Washington Performance Hall, for over one hundred years the scene of important events for a broad cross-section of Central Area people, has been nominated for preservation as a historic landmark. The initial meeting of the Landmarks Preservation Board to consider the nomination will be next Wednesday, November 19, in Room 4060 of the Seattle Municipal Tower, 700 5th Avenue. The meeting begins at 3:30, and with other items on the agenda it’s estimated that Washington Performance Hall will be considered at 4:30 or later. Historic Seattle emphasizes that it’s important for the Landmarks Preservation Board to see and hear neighborhood support for a nomination such as this.
Documents supporting the nomination (filed by 4Culture — the King County Arts organization) including current and historical exterior and interior pictures as well as a fascinating narrative can be seen on the Seattle Department of Neighborhoods Web site at: http://www.seattle.gov/neighborhoods/preservation/landmarks_ (follow the link to Washington Hall).
Washington Hall is one hundred years old this year, having been completed in 1908 by the Danish Brotherhood in America. For decades the building served as a fraternal lodge and center for the social and cultural activites of Danish immigrants. African Americans also used Washington Hall for community and cultural events, beginning early in its history. Among many other uses, Sephardic Jewish communities also occupied Washington Hall for religious services, Yiddish plays were performed, and the Filipino organizations held meetings and dances.
Renowned performers who appeared at Washington Hall include Billie Holiday, Jimi Hendrix, Lawrence Felinghettis, Spalding Gray, Mark Morris, Bill T. Jones, and many, many more, as well as possibly Duke Ellington, Mahalia Jackson, Marian Anderson, and Count Basie.

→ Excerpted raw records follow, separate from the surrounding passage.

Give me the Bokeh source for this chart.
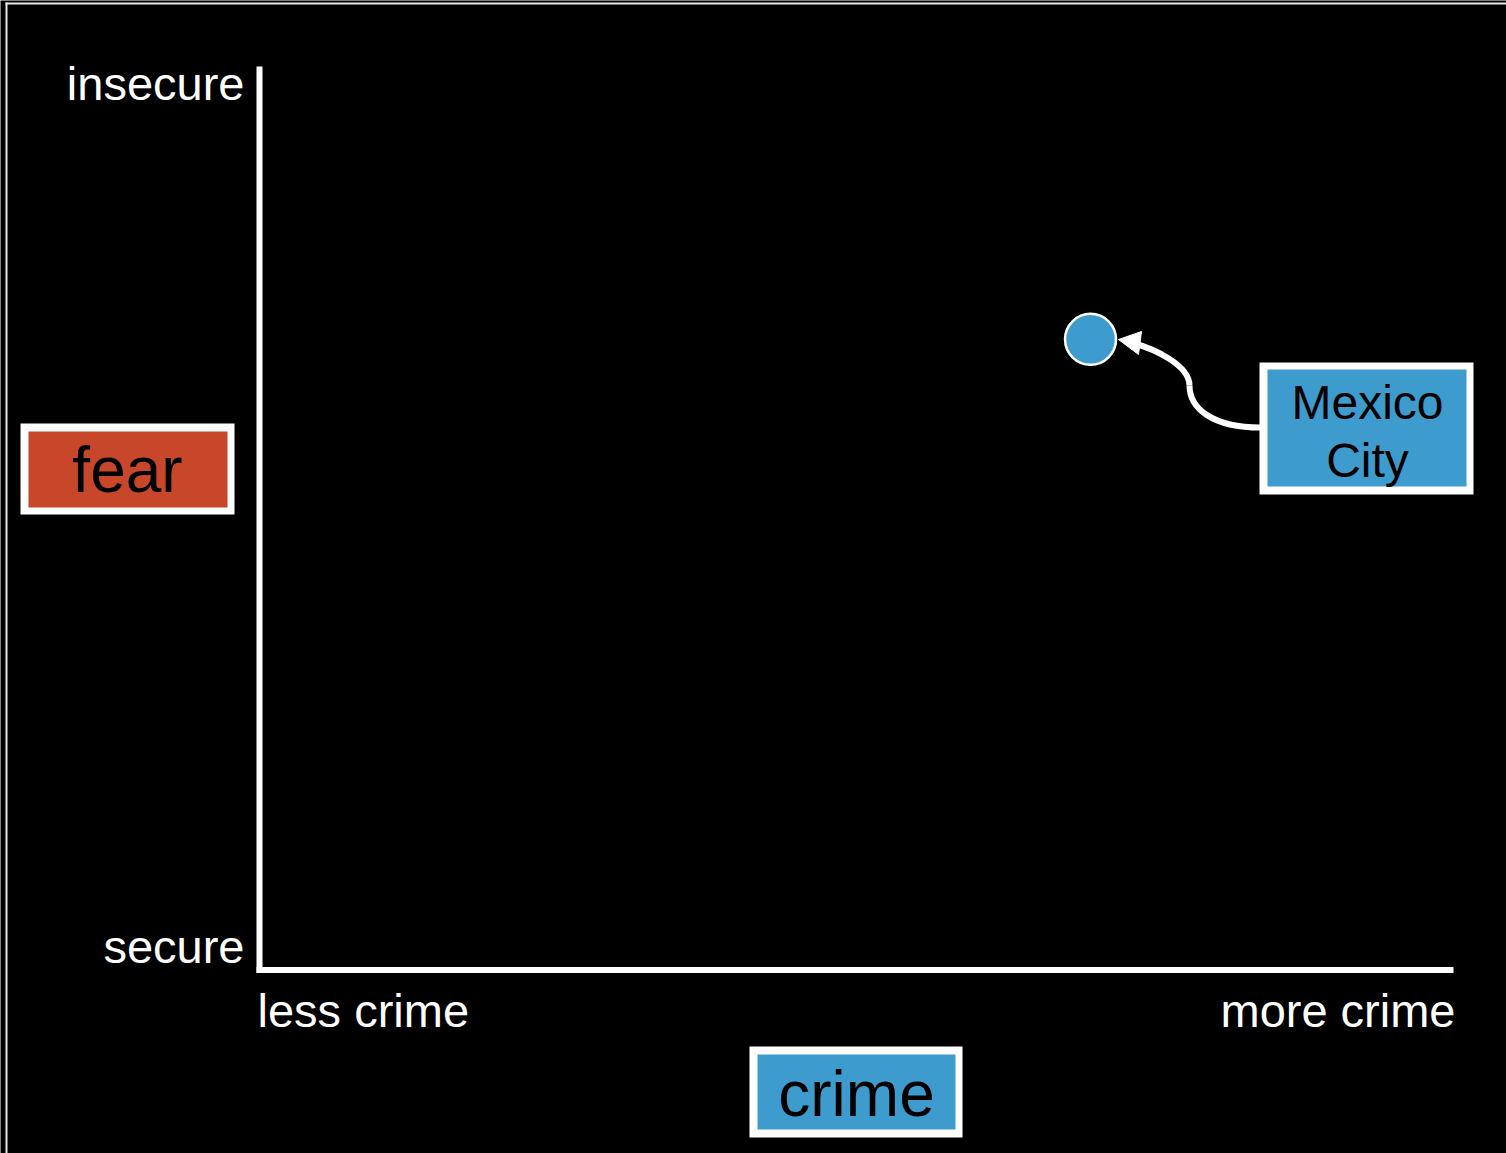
from bokeh.plotting import figure
from bokeh.models import Range1d
from bokeh.core.properties import value
from bokeh.embed import file_html
from bokeh.resources import INLINE

# ---- data ----
crime_labels = ["less crime", "more crime"]
fear_labels = ["secure", "insecure"]
axis_names = ["crime", "fear"]
city_names = ["Mexico City"]
city_crime = [0.696]
city_fear = [0.698]

# ---- layout (page pixels -> data units) ----
X0, X1 = 259.0, 1453.0   # crime 0 .. 1
Y0, Y1 = 969.5, 66.0     # fear 0 .. 1
def dx(px):
    return (px - X0) / (X1 - X0)
def dy(py):
    return (Y0 - py) / (Y0 - Y1)

W, H = 1506, 1153
FONT = value("Liberation Sans")
RED = "#C8472B"
BLUE = "#3E9BCD"
# the svg text baseline lands lower than asked: lift texts by this much
LIFT_S, LIFT_L = 17, 21

p = figure(width=W, height=H, x_range=Range1d(dx(0), dx(W)),
           y_range=Range1d(dy(H), dy(0)), min_border=0,
           toolbar_location=None, output_backend="svg",
           x_axis_type=None, y_axis_type=None,
           background_fill_color="black", border_fill_color="black",
           outline_line_color=None)
p.grid.visible = False

# slide frame lines (top and left)
p.line([dx(5), dx(W + 5)], [dy(3), dy(3)], line_color="#e6e6e6", line_width=2)
p.line([dx(6), dx(6)], [dy(2), dy(H + 5)], line_color="#e6e6e6", line_width=2)

# axes lines
p.line([0, 0], [dy(972.5), 1], line_color="white", line_width=6, line_cap="butt")
p.line([dx(256), 1], [0, 0], line_color="white", line_width=6, line_cap="butt")

# axis end labels
p.text([dx(244), dx(244)], [dy(963 - LIFT_S), dy(100 - LIFT_S)], text=fear_labels,
       text_align="right", text_baseline="alphabetic", text_color="white",
       text_font=FONT, text_font_size=value("47px"))
p.text([dx(257)], [dy(1027 - LIFT_S)], text=[crime_labels[0]], text_align="left",
       text_baseline="alphabetic", text_color="white",
       text_font=FONT, text_font_size=value("47px"))
p.text([dx(1455)], [dy(1027 - LIFT_S)], text=[crime_labels[1]], text_align="right",
       text_baseline="alphabetic", text_color="white",
       text_font=FONT, text_font_size=value("47px"))

# axis name boxes
def box(l, r, t, b, il, ir, it, ib, color):
    p.quad(left=[dx(l)], right=[dx(r)], top=[dy(t)], bottom=[dy(b)],
           fill_color="white", line_color=None)
    p.quad(left=[dx(il)], right=[dx(ir)], top=[dy(it)], bottom=[dy(ib)],
           fill_color=color, line_color=None)

box(20, 234, 423, 514, 28, 227, 431, 507, RED)
p.text([dx(127)], [dy(490 - LIFT_L)], text=[axis_names[1]], text_align="center",
       text_baseline="alphabetic", text_color="black",
       text_font=FONT, text_font_size=value("64px"))

box(749, 962, 1046, 1137, 757, 955, 1054, 1129, BLUE)
p.text([dx(856)], [dy(1114 - LIFT_L)], text=[axis_names[0]], text_align="center",
       text_baseline="alphabetic", text_color="black",
       text_font=FONT, text_font_size=value("64px"))

# city label box
box(1259, 1473, 362, 494, 1267, 1466, 369, 486, BLUE)
words = city_names[0].split(" ")
p.text([dx(1367), dx(1367)], [dy(419 - LIFT_S), dy(477 - LIFT_S)], text=words,
       text_align="center", text_baseline="alphabetic", text_color="black",
       text_font=FONT, text_font_size=value("48px"))

# curved arrow
p.bezier(x0=[dx(1260), dx(1189)], y0=[dy(427), dy(385)],
         x1=[dx(1189), dx(1134)], y1=[dy(385), dy(343)],
         cx0=[dx(1212), dx(1189)], cy0=[dy(427), dy(364)],
         cx1=[dx(1189), dx(1152)], cy1=[dy(408), dy(348)],
         line_color="white", line_width=6)
p.patch([dx(1118), dx(1141), dx(1138)], [dy(339), dy(331), dy(354)],
        fill_color="white", line_color="white", line_width=1)

# data point
p.scatter(city_crime, city_fear, size=51, fill_color=BLUE,
          line_color="white", line_width=2.5)

open("out.html", "w").write(file_html(p, INLINE))
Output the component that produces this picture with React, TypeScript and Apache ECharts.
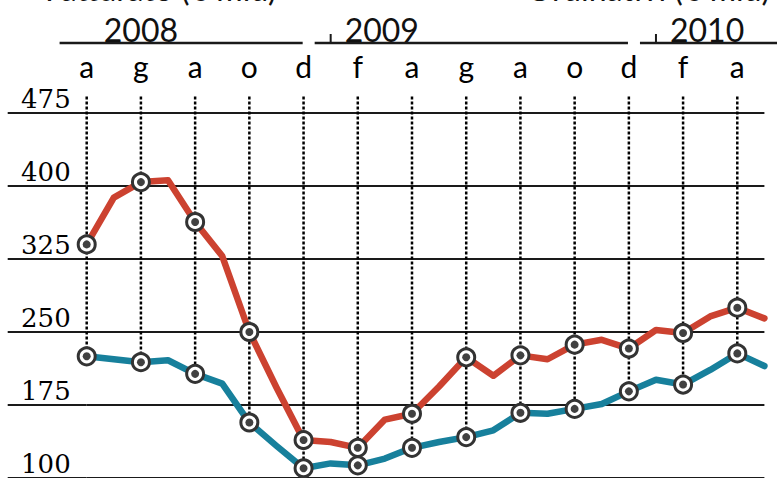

From 1978 to 1998 On the Boards made its home at Washington Hall. Following that, NuBlackArts West presented its programs there.
The building is owned by the Sons of Haiti, a Masonic lodge, which listed the property for sale earlier this year. 4Culture and Historic Seattle have worked to find owners or tenants who could continue the building’s use as an important cultural resource.